▶ **Goal**: Here is the task for the listing below: output exactly the lines from the one containing "What seaborn and" through the one containing "import seaborn as sns", and leave out the pictures.

- - - - -

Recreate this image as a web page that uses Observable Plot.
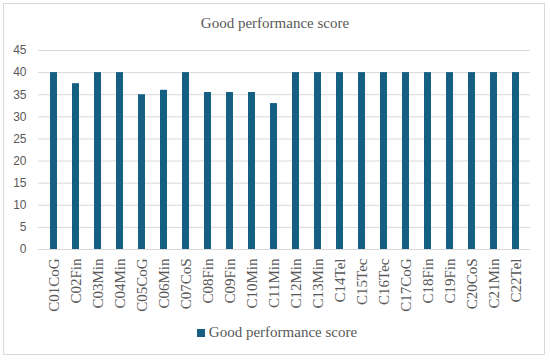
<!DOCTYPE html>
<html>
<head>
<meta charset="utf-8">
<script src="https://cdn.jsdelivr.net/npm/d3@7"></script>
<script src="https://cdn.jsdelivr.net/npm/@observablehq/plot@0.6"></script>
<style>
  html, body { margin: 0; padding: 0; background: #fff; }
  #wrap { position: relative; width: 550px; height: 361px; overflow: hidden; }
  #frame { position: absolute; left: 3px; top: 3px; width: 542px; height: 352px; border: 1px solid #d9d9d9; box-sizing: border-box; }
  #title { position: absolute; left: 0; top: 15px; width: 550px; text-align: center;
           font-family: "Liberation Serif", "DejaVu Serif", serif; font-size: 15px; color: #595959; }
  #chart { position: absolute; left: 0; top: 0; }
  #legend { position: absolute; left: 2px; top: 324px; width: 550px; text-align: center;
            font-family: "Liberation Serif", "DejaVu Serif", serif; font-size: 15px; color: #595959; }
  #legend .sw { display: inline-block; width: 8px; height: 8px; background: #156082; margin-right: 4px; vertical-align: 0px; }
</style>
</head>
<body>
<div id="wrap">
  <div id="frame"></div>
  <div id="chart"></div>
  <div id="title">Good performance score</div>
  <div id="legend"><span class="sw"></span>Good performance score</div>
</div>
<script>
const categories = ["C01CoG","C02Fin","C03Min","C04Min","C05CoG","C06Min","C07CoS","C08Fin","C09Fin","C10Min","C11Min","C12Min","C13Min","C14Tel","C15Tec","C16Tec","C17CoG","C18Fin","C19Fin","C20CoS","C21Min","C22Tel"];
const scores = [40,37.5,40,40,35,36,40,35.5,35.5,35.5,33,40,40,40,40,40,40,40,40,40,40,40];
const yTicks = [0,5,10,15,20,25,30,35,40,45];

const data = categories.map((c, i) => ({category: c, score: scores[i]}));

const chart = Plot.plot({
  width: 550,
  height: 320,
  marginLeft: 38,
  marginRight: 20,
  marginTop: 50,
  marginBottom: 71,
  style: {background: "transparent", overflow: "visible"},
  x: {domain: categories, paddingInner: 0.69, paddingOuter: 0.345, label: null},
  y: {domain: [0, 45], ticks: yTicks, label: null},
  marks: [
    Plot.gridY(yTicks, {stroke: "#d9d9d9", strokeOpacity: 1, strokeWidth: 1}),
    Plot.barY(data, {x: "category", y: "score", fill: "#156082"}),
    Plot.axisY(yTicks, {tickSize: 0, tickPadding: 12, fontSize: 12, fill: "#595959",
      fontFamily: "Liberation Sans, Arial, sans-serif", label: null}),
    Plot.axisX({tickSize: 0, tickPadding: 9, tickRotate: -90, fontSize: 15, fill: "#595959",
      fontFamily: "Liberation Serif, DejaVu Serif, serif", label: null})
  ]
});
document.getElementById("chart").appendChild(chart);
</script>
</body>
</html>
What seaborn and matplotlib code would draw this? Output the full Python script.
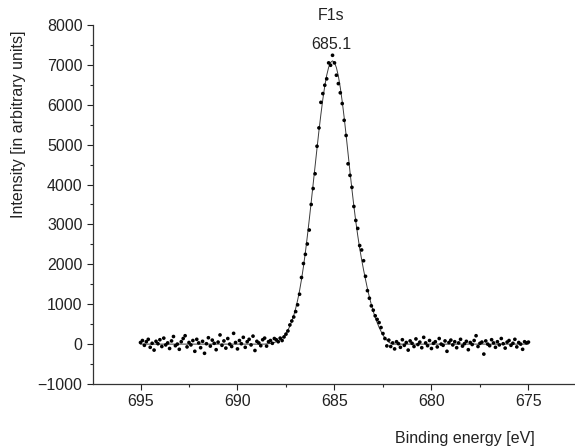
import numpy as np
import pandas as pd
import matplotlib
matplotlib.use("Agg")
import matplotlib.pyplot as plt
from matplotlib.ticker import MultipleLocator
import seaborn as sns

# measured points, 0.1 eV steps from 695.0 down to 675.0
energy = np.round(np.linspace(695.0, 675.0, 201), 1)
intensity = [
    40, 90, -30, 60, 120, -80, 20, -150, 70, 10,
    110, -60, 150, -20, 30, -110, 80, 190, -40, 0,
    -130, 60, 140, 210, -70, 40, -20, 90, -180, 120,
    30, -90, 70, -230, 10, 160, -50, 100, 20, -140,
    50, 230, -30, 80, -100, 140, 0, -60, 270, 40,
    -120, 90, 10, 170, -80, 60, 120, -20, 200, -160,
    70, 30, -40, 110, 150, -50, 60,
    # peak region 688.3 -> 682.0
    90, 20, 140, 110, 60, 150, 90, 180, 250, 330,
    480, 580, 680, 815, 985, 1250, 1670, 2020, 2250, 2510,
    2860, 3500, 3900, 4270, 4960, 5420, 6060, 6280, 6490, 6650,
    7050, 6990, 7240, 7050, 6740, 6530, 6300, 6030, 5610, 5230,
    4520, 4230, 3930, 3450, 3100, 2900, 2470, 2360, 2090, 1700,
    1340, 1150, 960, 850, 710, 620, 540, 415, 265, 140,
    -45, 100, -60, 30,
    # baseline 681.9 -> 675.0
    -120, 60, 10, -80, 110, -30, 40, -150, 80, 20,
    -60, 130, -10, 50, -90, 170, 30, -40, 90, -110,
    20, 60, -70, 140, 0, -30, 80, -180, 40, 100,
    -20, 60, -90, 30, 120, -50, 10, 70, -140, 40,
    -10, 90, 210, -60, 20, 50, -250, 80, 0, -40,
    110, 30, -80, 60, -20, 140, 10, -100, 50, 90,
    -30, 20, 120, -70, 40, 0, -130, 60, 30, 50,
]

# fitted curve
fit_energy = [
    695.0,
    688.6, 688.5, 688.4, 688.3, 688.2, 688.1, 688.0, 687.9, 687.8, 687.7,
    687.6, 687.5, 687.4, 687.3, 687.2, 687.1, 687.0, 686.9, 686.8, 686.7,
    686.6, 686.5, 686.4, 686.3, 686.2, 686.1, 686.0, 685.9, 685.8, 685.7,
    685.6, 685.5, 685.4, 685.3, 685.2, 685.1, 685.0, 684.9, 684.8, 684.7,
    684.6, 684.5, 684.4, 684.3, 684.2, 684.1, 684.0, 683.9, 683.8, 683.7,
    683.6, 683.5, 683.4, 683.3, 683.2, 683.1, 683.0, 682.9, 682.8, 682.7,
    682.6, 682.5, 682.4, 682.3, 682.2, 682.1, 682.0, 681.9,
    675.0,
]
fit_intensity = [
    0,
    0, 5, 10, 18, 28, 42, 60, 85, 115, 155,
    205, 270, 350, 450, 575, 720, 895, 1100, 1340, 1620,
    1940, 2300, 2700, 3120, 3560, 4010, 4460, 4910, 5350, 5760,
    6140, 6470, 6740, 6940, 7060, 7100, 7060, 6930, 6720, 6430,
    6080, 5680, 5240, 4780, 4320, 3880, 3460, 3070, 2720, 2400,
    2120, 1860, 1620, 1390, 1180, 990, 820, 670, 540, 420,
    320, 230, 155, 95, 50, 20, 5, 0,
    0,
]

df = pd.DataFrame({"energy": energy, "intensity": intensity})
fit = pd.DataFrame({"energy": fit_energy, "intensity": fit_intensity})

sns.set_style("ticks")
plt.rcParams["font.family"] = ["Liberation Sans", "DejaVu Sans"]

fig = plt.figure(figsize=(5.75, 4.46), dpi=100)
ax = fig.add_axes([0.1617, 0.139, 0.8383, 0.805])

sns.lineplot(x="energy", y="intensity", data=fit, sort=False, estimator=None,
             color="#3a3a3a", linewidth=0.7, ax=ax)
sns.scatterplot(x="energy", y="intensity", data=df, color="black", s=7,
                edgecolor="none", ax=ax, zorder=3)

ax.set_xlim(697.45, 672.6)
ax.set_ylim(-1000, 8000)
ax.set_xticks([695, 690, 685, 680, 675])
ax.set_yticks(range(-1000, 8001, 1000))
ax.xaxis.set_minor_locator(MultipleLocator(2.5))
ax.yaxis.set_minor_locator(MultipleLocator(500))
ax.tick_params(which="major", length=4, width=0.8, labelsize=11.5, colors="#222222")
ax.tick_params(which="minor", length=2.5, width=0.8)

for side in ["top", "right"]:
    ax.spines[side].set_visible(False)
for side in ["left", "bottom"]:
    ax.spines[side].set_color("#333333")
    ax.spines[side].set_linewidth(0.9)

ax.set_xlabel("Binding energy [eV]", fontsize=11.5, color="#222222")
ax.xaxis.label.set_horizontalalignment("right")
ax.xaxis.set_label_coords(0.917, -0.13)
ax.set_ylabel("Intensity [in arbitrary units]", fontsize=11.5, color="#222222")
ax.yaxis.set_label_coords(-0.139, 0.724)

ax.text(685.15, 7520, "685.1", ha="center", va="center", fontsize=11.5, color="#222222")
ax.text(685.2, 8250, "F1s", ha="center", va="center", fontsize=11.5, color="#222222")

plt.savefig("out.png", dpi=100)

- - - - -

▶ **Output of the task**:
What seaborn and matplotlib code would draw this? Output the full Python script.
import numpy as np
import pandas as pd
import matplotlib
matplotlib.use("Agg")
import matplotlib.pyplot as plt
from matplotlib.ticker import MultipleLocator
import seaborn as sns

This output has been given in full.